On the right side the red line shows the part of the force that applies to the object ball. The rest of the momentum is carried away by the white ball whereas the cue doesn't take any momentum to a different direction.

#### Cutter Ketch

View attachment 110621

On the right side the red line shows the part of the force that applies to the object ball. The rest of the momentum is carried away by the white ball whereas the cue doesn't take any momentum to a different direction.
The cue has a constraint and experiences external forces. Momentum conservation is not relevant. If you took the cue ball in hand and rammed it straight ahead through the object ball without deflecting I believe you would find that the object ball still goes off at an angle. (Somebody with a pool table please try). I don't think this is why the cue is different.

#### poolplayer

Thank you for your answers! I am still trying to understand the insights into momentum conservation (if so, is cue ball direction different when hit by rolling ball and ball-in-hand?). But friction explanation makes a lot of sense to me.

You know cue makers sell "low-deflection" cues with low density (mass) at the cue tip. Striking with a low-deflection cue with right English, a cue ball goes even more straight with less deflection to left direction.

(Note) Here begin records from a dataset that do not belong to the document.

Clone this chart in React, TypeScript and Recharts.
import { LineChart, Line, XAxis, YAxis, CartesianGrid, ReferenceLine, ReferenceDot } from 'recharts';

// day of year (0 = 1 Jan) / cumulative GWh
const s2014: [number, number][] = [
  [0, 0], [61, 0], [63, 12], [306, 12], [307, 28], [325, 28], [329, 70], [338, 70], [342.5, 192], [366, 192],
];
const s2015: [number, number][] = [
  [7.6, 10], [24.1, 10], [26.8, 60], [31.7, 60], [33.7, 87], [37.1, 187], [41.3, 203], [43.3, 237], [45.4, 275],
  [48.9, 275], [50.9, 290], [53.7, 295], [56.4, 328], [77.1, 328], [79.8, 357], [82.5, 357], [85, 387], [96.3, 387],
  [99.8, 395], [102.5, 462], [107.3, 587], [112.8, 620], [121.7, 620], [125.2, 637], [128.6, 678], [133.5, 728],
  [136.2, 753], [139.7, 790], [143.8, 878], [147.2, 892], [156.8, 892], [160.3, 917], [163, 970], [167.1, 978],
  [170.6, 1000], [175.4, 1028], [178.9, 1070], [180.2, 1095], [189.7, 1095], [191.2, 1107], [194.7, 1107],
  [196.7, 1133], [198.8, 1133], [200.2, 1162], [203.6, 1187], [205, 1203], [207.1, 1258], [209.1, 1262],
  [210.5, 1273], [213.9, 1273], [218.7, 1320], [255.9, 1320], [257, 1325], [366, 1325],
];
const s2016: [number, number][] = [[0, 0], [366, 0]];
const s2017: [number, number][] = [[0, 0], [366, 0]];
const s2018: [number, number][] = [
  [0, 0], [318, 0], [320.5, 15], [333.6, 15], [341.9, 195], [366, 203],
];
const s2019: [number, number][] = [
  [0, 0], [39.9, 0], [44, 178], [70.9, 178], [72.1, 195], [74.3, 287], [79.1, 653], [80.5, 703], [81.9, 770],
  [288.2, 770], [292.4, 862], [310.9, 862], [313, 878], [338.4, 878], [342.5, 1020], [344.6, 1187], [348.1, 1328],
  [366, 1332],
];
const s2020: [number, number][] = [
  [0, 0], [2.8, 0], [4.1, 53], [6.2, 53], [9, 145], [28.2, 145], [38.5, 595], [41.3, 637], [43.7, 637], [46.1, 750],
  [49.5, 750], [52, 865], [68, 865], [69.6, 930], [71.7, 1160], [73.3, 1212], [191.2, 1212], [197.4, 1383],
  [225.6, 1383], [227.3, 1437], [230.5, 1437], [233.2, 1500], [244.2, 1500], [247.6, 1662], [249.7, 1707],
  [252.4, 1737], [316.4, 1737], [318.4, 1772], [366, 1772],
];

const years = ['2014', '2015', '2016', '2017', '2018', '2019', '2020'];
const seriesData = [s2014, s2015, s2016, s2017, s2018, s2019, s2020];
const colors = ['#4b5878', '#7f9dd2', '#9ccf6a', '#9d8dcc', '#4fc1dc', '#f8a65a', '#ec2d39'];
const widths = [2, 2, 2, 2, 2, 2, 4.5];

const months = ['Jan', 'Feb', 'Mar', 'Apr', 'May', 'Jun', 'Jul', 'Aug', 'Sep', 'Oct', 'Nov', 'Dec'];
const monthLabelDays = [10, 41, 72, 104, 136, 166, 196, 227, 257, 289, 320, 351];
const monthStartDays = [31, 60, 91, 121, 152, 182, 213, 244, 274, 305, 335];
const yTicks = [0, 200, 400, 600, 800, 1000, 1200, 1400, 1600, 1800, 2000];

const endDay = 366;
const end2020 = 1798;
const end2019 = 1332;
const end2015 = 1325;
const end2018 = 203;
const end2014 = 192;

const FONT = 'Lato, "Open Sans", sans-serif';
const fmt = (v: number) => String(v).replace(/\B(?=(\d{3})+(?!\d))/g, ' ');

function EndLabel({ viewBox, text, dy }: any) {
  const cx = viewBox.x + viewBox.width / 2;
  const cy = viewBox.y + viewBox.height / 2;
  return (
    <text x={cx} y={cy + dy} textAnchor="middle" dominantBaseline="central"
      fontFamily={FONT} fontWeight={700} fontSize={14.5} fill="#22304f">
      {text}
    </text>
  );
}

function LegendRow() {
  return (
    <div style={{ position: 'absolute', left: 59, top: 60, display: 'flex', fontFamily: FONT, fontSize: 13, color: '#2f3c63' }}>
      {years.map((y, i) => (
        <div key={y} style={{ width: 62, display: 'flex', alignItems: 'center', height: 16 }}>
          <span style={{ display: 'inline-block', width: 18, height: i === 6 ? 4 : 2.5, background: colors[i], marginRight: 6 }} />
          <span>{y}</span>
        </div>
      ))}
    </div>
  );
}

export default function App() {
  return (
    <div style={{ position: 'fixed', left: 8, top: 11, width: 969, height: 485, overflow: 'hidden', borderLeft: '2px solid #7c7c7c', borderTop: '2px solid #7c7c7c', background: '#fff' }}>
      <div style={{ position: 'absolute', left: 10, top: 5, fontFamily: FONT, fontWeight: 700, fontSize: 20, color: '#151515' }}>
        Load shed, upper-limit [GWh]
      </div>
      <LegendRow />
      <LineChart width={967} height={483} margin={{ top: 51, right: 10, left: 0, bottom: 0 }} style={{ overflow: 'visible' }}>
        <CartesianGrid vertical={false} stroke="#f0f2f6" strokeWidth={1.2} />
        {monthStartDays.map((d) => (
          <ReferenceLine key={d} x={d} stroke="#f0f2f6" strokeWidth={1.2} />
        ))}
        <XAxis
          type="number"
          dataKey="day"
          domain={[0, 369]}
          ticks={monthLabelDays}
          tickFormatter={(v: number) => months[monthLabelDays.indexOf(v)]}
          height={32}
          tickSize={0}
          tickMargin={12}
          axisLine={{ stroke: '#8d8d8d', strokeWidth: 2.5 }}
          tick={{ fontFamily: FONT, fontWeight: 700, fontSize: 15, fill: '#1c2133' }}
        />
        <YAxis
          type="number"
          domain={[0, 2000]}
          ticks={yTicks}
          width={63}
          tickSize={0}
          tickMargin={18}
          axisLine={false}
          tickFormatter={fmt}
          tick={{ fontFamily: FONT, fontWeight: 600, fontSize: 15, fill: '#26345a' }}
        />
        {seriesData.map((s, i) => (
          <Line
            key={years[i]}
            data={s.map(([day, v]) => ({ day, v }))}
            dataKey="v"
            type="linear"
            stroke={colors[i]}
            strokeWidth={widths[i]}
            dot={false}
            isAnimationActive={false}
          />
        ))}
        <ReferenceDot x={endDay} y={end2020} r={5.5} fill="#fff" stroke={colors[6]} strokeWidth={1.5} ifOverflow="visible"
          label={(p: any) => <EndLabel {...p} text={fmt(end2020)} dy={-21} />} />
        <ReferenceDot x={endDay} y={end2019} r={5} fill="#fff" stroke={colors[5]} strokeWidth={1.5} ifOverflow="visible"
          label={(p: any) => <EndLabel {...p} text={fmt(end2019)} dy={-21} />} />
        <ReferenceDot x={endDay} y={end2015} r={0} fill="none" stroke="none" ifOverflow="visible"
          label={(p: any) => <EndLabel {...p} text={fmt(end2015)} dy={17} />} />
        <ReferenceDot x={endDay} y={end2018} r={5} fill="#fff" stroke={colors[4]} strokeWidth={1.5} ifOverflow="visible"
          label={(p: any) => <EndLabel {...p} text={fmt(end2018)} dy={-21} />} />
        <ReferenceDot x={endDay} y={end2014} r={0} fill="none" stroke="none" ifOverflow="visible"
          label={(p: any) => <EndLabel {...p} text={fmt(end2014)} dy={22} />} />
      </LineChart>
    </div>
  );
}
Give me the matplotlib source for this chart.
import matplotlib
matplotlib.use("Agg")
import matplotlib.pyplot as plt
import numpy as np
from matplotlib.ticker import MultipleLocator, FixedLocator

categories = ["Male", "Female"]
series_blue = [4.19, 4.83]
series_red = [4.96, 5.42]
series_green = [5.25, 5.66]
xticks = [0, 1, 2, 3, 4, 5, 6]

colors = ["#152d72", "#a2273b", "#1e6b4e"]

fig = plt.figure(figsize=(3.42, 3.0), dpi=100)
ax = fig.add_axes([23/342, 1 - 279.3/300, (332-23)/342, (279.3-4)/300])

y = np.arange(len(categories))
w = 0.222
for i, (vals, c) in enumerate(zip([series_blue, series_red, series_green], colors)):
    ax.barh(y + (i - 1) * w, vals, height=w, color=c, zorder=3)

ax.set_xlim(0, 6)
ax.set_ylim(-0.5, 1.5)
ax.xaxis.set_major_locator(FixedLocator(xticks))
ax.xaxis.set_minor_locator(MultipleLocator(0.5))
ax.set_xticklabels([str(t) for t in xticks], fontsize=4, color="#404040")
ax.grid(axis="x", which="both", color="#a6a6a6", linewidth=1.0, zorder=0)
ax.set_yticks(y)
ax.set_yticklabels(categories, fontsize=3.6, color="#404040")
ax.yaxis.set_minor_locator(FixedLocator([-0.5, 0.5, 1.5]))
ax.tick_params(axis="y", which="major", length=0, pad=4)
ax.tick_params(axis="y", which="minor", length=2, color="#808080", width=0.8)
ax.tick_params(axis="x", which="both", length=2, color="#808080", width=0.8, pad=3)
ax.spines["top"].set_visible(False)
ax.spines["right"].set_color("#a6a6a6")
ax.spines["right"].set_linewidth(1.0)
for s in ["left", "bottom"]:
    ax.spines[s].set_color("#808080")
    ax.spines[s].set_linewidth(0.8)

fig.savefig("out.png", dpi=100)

Is this probably due to increase in contact time between the cue and ball (because the cue is softer) and more friction*time to the right direction (and maybe less coefficient of restitution reduces the cue ball deflection to left)?

My thought is that if it is friction that makes the cue ball go straight, it would be theoretically possible to make the cue ball to the same direction as English if friction force can be increased (one could strike the right side of a ball and the ball goes to the right).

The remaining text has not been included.